Another GM executive on hand, R. F. (Ron) Sobrero, general manger of dealer relations, vehicle sales service and marketing, declared that an intent of surveying and rating dealers is so that “they understand how important it is to treat them right (in order) to keep them. If they don’t, they won’t.”

On the “manipulation” issue, American Honda’s senior manager for market representation, Frank Beniche, contended that “customers can’t be manipulated anymore. They’re too informed about the products and the dealers.”

In a parting comment, the retiring executive vice-president of the CMCDA, Jay Gorman, declared as an interested attendee that “survey results can be misused and should not be a reflection on dealer performance. We see that results can differ substantially between mail returns and phone surveys.”

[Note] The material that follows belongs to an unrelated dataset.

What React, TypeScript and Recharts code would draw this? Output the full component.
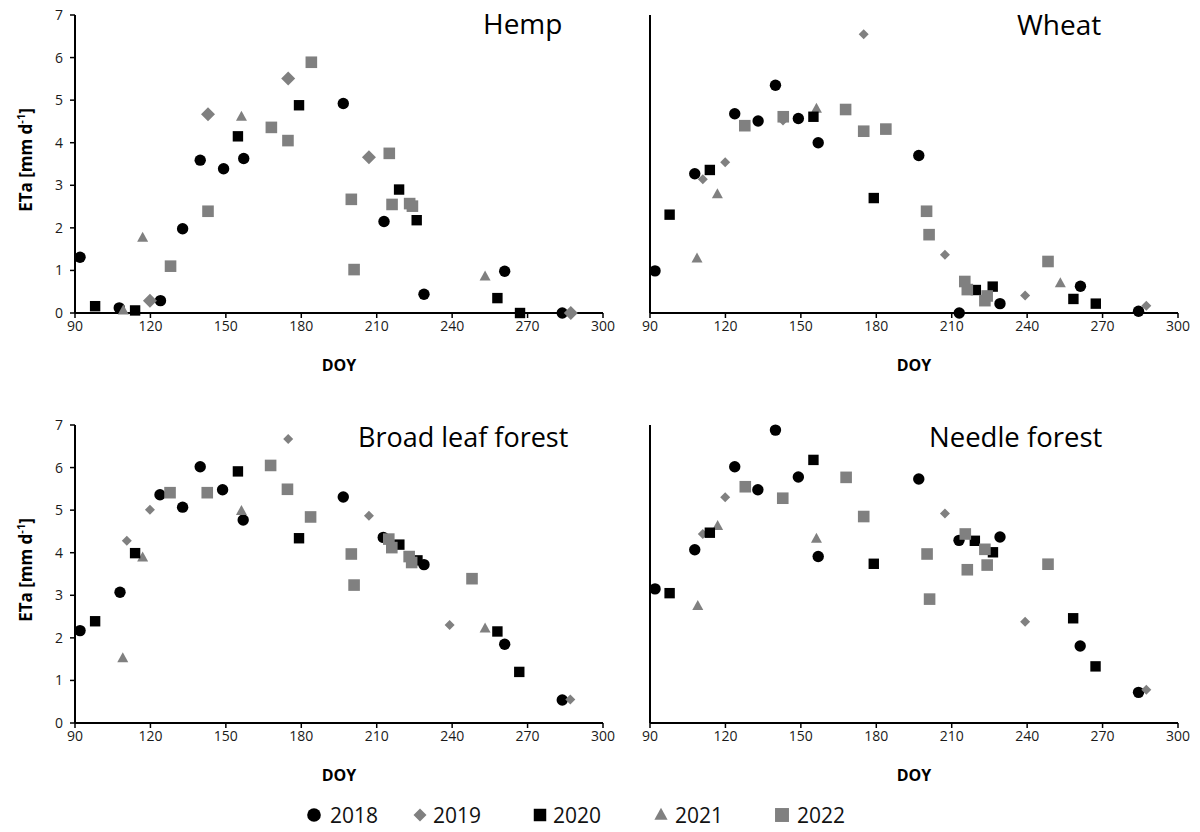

After the meeting, Tom Novi said that the Board was not looking at amending the state’s franchise law to outlaw use of CSI scores to punish or even terminate dealers. Several states have adopted such amendments, however, according to Gorman’s successor as manager of CMCDA, Peter Welch, in response to a Ford Blue Oval’s setting of five CSI standards in determining whether dealers can remain certified for Oval awards. F&I is a key Blue Oval area.

Novi said he was pleased with the “candor” expressed during the roundtable discussions, which also covered increasing diversity among dealer bodies, the challenges facing producers and dealers with fuel cell vehicles and the growth of “kit cars” that fail to meet safety and emissions requirements.

Novi was pleased by the scope of the discussions as a “truly enlightening vehicle for state dealer-relations regulatory agencies” and said he would propose that other states consider conducting similar forums themselves or in conjunction with nearby states.

In addition to Honda, GM and Toyota, the Indian Wells roundtable had representatives on hand from BMW, DaimlerChrysler, Ford, Freightliner, Harley-Davidson International, Kawasaki, Mercedes-Benz, Nissan and Yamaha.

Alan J. Skobin of Galpin Motors, North Hills, Calif., a Ford/Lincoln Mercury/ Jaguar/Saturn/Premier dealer, is the Board’s third dealer member. The 2002 president of the Board was Frederick E. (Fritz) Hitchcock, an import dealer based in Puente Hills, Calif., was also in attendance at the roundtable.

California has about 1,700 franchised new-car and truck dealers, more than any other state.